- _Aim_
Quote word for word the lines below, beginning with the first and ending with the one that has "ax.spines[s].set_linewidth(1.5)". Drop the pictures.

- _Entries_
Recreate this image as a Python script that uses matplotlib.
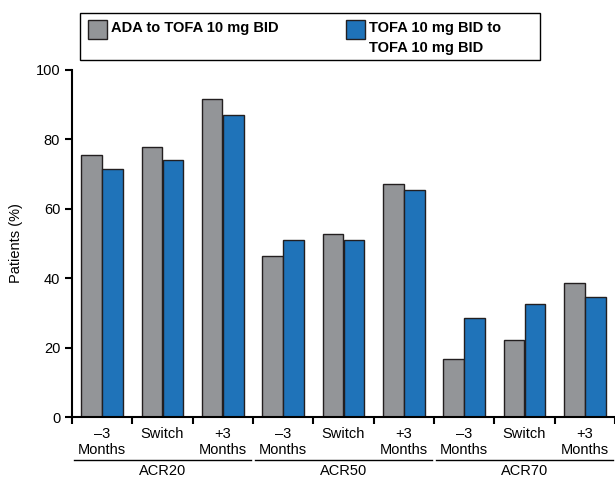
import matplotlib
matplotlib.use("Agg")
import matplotlib.pyplot as plt
from matplotlib.patches import Rectangle
from matplotlib.transforms import blended_transform_factory
import numpy as np

plt.rcParams['font.family'] = ['Liberation Sans', 'DejaVu Sans']

# data
groups = ['ACR20', 'ACR50', 'ACR70']
timepoints = ['\u20133\nMonths', 'Switch', '+3\nMonths']
ada_tofa = [75.5, 77.8, 91.6, 46.4, 52.7, 67.1, 16.7, 22.2, 38.6]
tofa_tofa = [71.5, 74.0, 87.0, 51.0, 51.0, 65.4, 28.5, 32.6, 34.6]
series_names = ['ADA to TOFA 10 mg BID', 'TOFA 10 mg BID to\nTOFA 10 mg BID']

gray = '#939598'
blue = '#1f73b9'
edge = '#231f20'

fig = plt.figure(figsize=(6.15, 4.78), dpi=100)
ax = fig.add_axes([0.117, 0.1276, 0.883, 0.726])

x = np.arange(len(ada_tofa))
w = 0.34
ax.bar(x - 0.175, ada_tofa, w, color=gray, edgecolor=edge, linewidth=1)
ax.bar(x + 0.175, tofa_tofa, w, color=blue, edgecolor=edge, linewidth=1)

ax.set_xlim(-0.5, len(x) - 0.5)
ax.set_ylim(0, 100)
ax.set_yticks([0, 20, 40, 60, 80, 100])
ax.tick_params(axis='y', labelsize=10.5, length=5, width=1.5)
ax.set_ylabel('Patients (%)', fontsize=10.5, labelpad=9)

ax.set_xticks(x)
ax.set_xticklabels(timepoints * len(groups), fontsize=10.5, linespacing=1.25)
ax.tick_params(axis='x', which='major', length=0, pad=7)
ax.set_xticks(np.arange(-0.5, len(x), 1.0), minor=True)
ax.tick_params(axis='x', which='minor', length=5, width=1.5, direction='out')

for s in ['top', 'right']:
    ax.spines[s].set_visible(False)
for s in ['left', 'bottom']:
    ax.spines[s].set_linewidth(1.5)

# group labels under the ticks
trans = blended_transform_factory(ax.transData, ax.transAxes)
for i, g in enumerate(groups):
    x0, x1 = 3 * i - 0.5, 3 * i + 2.5
    ax.plot([x0 + 0.04, x1 - 0.04], [-0.124, -0.124], color='black', lw=1,
            transform=trans, clip_on=False)
    ax.text((x0 + x1) / 2, -0.134, g, transform=trans, ha='center', va='top',
            fontsize=10.5)

# legend box, drawn by hand so the swatches sit at the top of each entry
fig.patches.append(Rectangle((0.130, 0.8745), 0.748, 0.0983, transform=fig.transFigure,
                             facecolor='white', edgecolor='black', lw=1))
for xs, col, name in zip([0.1425, 0.5625], [gray, blue], series_names):
    fig.patches.append(Rectangle((xs, 0.918), 0.031, 0.040, transform=fig.transFigure,
                                 facecolor=col, edgecolor=edge, lw=1))
    fig.text(xs + 0.0375, 0.956, name, ha='left', va='top', fontsize=10.5,
             fontweight='bold', linespacing=1.55)

fig.savefig('out.png', dpi=100)
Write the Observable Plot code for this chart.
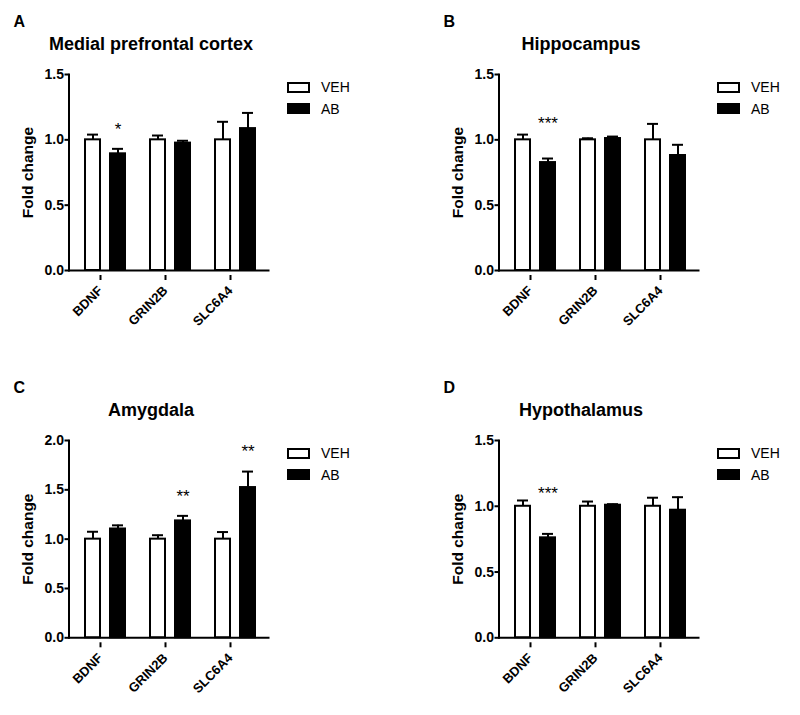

- _Exercise output_
Recreate this image as a Python script that uses matplotlib.
import matplotlib
matplotlib.use("Agg")
import matplotlib.pyplot as plt
from matplotlib.patches import Rectangle
from matplotlib.transforms import blended_transform_factory
import numpy as np

plt.rcParams['font.family'] = ['Liberation Sans', 'DejaVu Sans']

# data
groups = ['ACR20', 'ACR50', 'ACR70']
timepoints = ['\u20133\nMonths', 'Switch', '+3\nMonths']
ada_tofa = [75.5, 77.8, 91.6, 46.4, 52.7, 67.1, 16.7, 22.2, 38.6]
tofa_tofa = [71.5, 74.0, 87.0, 51.0, 51.0, 65.4, 28.5, 32.6, 34.6]
series_names = ['ADA to TOFA 10 mg BID', 'TOFA 10 mg BID to\nTOFA 10 mg BID']

gray = '#939598'
blue = '#1f73b9'
edge = '#231f20'

fig = plt.figure(figsize=(6.15, 4.78), dpi=100)
ax = fig.add_axes([0.117, 0.1276, 0.883, 0.726])

x = np.arange(len(ada_tofa))
w = 0.34
ax.bar(x - 0.175, ada_tofa, w, color=gray, edgecolor=edge, linewidth=1)
ax.bar(x + 0.175, tofa_tofa, w, color=blue, edgecolor=edge, linewidth=1)

ax.set_xlim(-0.5, len(x) - 0.5)
ax.set_ylim(0, 100)
ax.set_yticks([0, 20, 40, 60, 80, 100])
ax.tick_params(axis='y', labelsize=10.5, length=5, width=1.5)
ax.set_ylabel('Patients (%)', fontsize=10.5, labelpad=9)

ax.set_xticks(x)
ax.set_xticklabels(timepoints * len(groups), fontsize=10.5, linespacing=1.25)
ax.tick_params(axis='x', which='major', length=0, pad=7)
ax.set_xticks(np.arange(-0.5, len(x), 1.0), minor=True)
ax.tick_params(axis='x', which='minor', length=5, width=1.5, direction='out')

for s in ['top', 'right']:
    ax.spines[s].set_visible(False)
for s in ['left', 'bottom']:
    ax.spines[s].set_linewidth(1.5)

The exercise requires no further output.